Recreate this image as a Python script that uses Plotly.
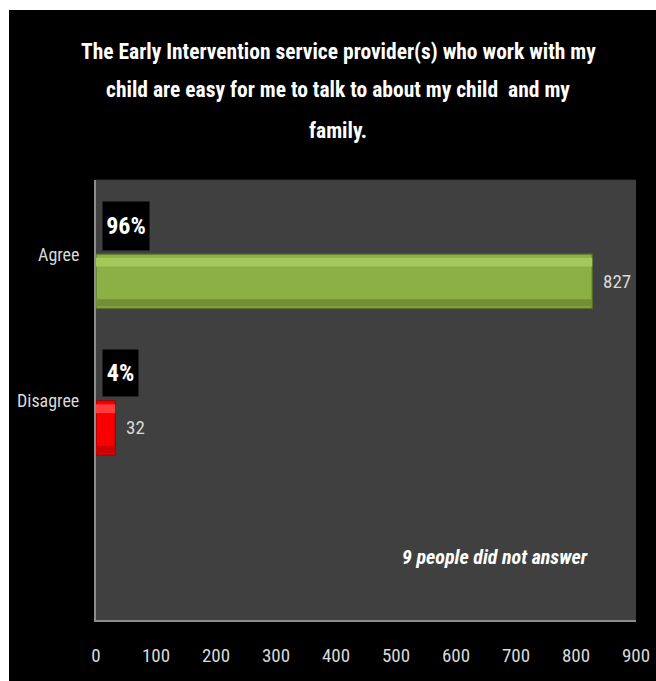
import plotly.graph_objects as go

# Survey responses
categories = ["Disagree", "Agree"]
counts = [32, 827]
percents = ["4%", "96%"]

# bar shading: body, upper highlight, lower shade, outline
body_colors = ["#f80000", "#8cb044"]
light_colors = ["#ff3c3c", "#a4c85a"]
shade_colors = ["#cc0000", "#738f36"]
edge_colors = ["#9a0000", "#56702a"]

title_lines = [
    "The Early Intervention service provider(s) who work with my",
    "child are easy for me to talk to about my child  and my",
    "family.",
]
note_text = "9 people did not answer"
x_ticks = [0, 100, 200, 300, 400, 500, 600, 700, 800, 900]

W, H = 656, 681
L, R, T, B = 96, 20, 180, 61
pw, ph = W - L - R, H - T - B

font = "Roboto Condensed, Liberation Sans Narrow, Arial Narrow, sans-serif"
BAR_W = 0.37

fig = go.Figure()
fig.add_trace(go.Bar(
    y=categories, x=counts, orientation="h", width=BAR_W,
    marker=dict(color=body_colors, line=dict(color=edge_colors, width=1.2)),
    hoverinfo="skip",
))
fig.add_trace(go.Bar(
    y=categories, x=counts, orientation="h",
    width=0.06, offset=BAR_W / 2 - 0.085,
    marker=dict(color=light_colors, line=dict(width=0)),
    hoverinfo="skip",
))
fig.add_trace(go.Bar(
    y=categories, x=counts, orientation="h",
    width=0.05, offset=-BAR_W / 2 + 0.012,
    marker=dict(color=shade_colors, line=dict(width=0)),
    hoverinfo="skip",
))

annotations = []
box_sizes = {"4%": (35, 46), "96%": (46, 48)}
for cat, pct, n in zip(categories, percents, counts):
    # category name, a little above the bar centre
    annotations.append(dict(
        x=0, xref="paper", xanchor="right", xshift=-15,
        y=cat, yref="y", yshift=27, yanchor="middle",
        text=cat, showarrow=False,
        font=dict(color="#d9d9d9", size=18, family=font),
    ))
    # percentage badge on a black box above the bar
    bw, bh = box_sizes[pct]
    annotations.append(dict(
        x=0, xref="x", xanchor="left", xshift=6,
        y=cat, yref="y", yshift=55, yanchor="middle",
        text="<b>" + pct + "</b>", showarrow=False,
        bgcolor="#000000", borderpad=0, width=bw, height=bh,
        align="center", valign="middle",
        font=dict(color="#ffffff", size=24, family=font),
    ))
    # count at the end of the bar
    annotations.append(dict(
        x=n, xref="x", xanchor="left", xshift=9,
        y=cat, yref="y", yanchor="middle",
        text=str(n), showarrow=False,
        font=dict(color="#d9d9d9", size=19, family=font),
    ))

for line, y_px in zip(title_lines, [51, 90, 130]):
    annotations.append(dict(
        x=(338 - L) / pw, xref="paper", xanchor="center",
        y=(H - B - y_px) / ph, yref="paper", yanchor="middle",
        text="<b>" + line + "</b>", showarrow=False,
        font=dict(color="#ffffff", size=21.5, family=font),
    ))

annotations.append(dict(
    x=(590 - L) / pw, xref="paper", xanchor="right",
    y=(H - B - 557) / ph, yref="paper", yanchor="middle",
    text="<b><i>" + note_text + "</i></b>", showarrow=False,
    font=dict(color="#ffffff", size=20, family=font),
))

# white frame strips along the top and left edges
shapes = [
    dict(type="rect", xref="paper", yref="paper", layer="above",
         x0=-L / pw, x1=(9 - L) / pw, y0=-B / ph, y1=1 + T / ph,
         fillcolor="#ffffff", line=dict(width=0)),
    dict(type="rect", xref="paper", yref="paper", layer="above",
         x0=-L / pw, x1=1 + R / pw, y0=1 + (T - 10) / ph, y1=1 + T / ph,
         fillcolor="#ffffff", line=dict(width=0)),
    dict(type="line", xref="paper", yref="paper", layer="below",
         x0=0, x1=1, y0=1, y1=1, line=dict(color="#333333", width=1)),
]

fig.update_layout(
    template="none",
    width=W, height=H,
    margin=dict(l=L, r=R, t=T, b=B, pad=0, autoexpand=False),
    paper_bgcolor="#000000", plot_bgcolor="#404040",
    showlegend=False, barmode="overlay",
    annotations=annotations, shapes=shapes,
    xaxis=dict(
        range=[0, 900], tickvals=x_ticks, showgrid=False, zeroline=False,
        showline=True, linecolor="#8c8c8c", linewidth=1.5,
        ticks="", ticklabelstandoff=17, automargin=False,
        tickfont=dict(color="#d9d9d9", size=19, family=font),
        fixedrange=True,
    ),
    yaxis=dict(
        type="category", categoryarray=categories, range=[-1.31, 1.69],
        showticklabels=False, showgrid=False, zeroline=False,
        showline=True, linecolor="#8c8c8c", linewidth=1.5, ticks="",
        automargin=False, fixedrange=True,
    ),
)

fig.write_html("out.html")
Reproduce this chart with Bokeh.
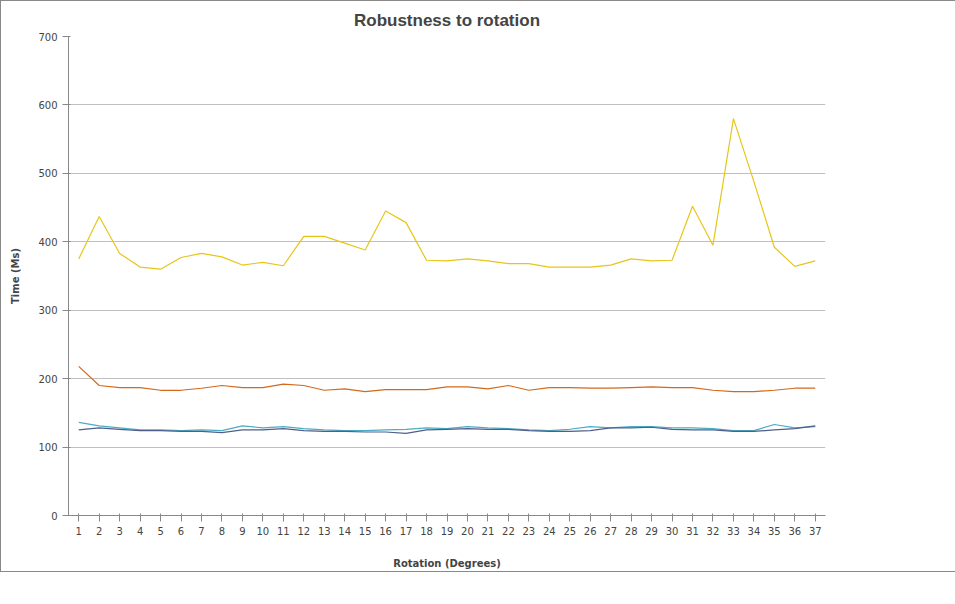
from bokeh.plotting import figure
from bokeh.models import Legend, FixedTicker
from bokeh.embed import file_html
from bokeh.resources import INLINE

rotation = list(range(1, 38))
orb_100 = [136, 131, 128, 125, 125, 124, 125, 124, 131, 128, 130, 127, 125, 124, 124, 125, 126, 128, 127,
           130, 128, 127, 125, 124, 126, 130, 128, 130, 130, 128, 128, 127, 124, 124, 133, 128, 130]
orb_1000 = [375, 437, 383, 363, 360, 377, 383, 378, 366, 370, 365, 408, 408, 398, 388, 445, 428, 373, 372,
            375, 372, 368, 368, 363, 363, 363, 366, 375, 372, 373, 452, 395, 580, 488, 392, 364, 372]
orb_500 = [218, 190, 187, 187, 183, 183, 186, 190, 187, 187, 192, 190, 183, 185, 181, 184, 184, 184, 188,
           188, 185, 190, 183, 187, 187, 186, 186, 187, 188, 187, 187, 183, 181, 181, 183, 186, 186]
orb_15 = [125, 128, 126, 124, 124, 123, 123, 121, 125, 125, 127, 124, 123, 123, 122, 122, 120, 125, 126,
          127, 126, 126, 124, 123, 123, 124, 128, 128, 129, 126, 125, 125, 123, 123, 125, 127, 131]

p = figure(frame_width=757, frame_height=479, output_backend="svg", toolbar_location=None,
           x_range=(0.5, 37.5), y_range=(0, 700), title="Robustness to rotation",
           min_border_left=67, min_border_right=10, min_border_top=10, min_border_bottom=10)
p.outline_line_color = None
p.styles = {"border": "1px solid #888888"}
p.title.align = "center"
p.title.text_font = "Liberation Sans"
p.title.text_font_size = "17px"
p.title.text_font_style = "bold"
p.title.standoff = 14

font = "DejaVu Sans"
p.xaxis.axis_label = "Rotation (Degrees)"
p.yaxis.axis_label = "Time (Ms)"
for ax in (p.xaxis, p.yaxis):
    ax.axis_label_text_font = font
    ax.axis_label_text_font_size = "10px"
    ax.axis_label_text_font_style = "bold"
    ax.major_label_text_font = font
    ax.major_label_text_font_size = "10px"
    ax.axis_line_color = "#888888"
    ax.major_tick_line_color = "#888888"
    ax.minor_tick_line_color = None
p.xaxis.axis_label_standoff = 20
p.yaxis.axis_label_standoff = 14
p.xaxis.ticker = FixedTicker(ticks=rotation)
p.yaxis.ticker = FixedTicker(ticks=list(range(0, 701, 100)))
p.xgrid.grid_line_color = None
p.ygrid.grid_line_color = "#c0c0c0"

r1 = p.line(rotation, orb_100, color="#4bacc6", line_width=1.2)
r2 = p.line(rotation, orb_1000, color="#e6c619", line_width=1.2)
r3 = p.line(rotation, orb_500, color="#d2691e", line_width=1.2)
r4 = p.line(rotation, orb_15, color="#4f5f8a", line_width=1.2)

legend = Legend(items=[("ORB-100", [r1]), ("ORB-1000", [r2]), ("ORB-500", [r3]), ("ORB-15", [r4])],
                location="center", border_line_color=None, label_text_font=font,
                label_text_font_size="10px", glyph_width=25, spacing=6, margin=15)
p.add_layout(legend, "right")

open("out.html", "w").write(file_html(p, INLINE))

* * * * *

### WHAT YOU WILL DO
Could you repeat exactly the lines from the first one of the records above through the line containing "BAR_W = 0.37", leaving out any pictures?

### TASK ANSWER
Recreate this image as a Python script that uses Plotly.
import plotly.graph_objects as go

# Survey responses
categories = ["Disagree", "Agree"]
counts = [32, 827]
percents = ["4%", "96%"]

# bar shading: body, upper highlight, lower shade, outline
body_colors = ["#f80000", "#8cb044"]
light_colors = ["#ff3c3c", "#a4c85a"]
shade_colors = ["#cc0000", "#738f36"]
edge_colors = ["#9a0000", "#56702a"]

title_lines = [
    "The Early Intervention service provider(s) who work with my",
    "child are easy for me to talk to about my child  and my",
    "family.",
]
note_text = "9 people did not answer"
x_ticks = [0, 100, 200, 300, 400, 500, 600, 700, 800, 900]

W, H = 656, 681
L, R, T, B = 96, 20, 180, 61
pw, ph = W - L - R, H - T - B

font = "Roboto Condensed, Liberation Sans Narrow, Arial Narrow, sans-serif"
BAR_W = 0.37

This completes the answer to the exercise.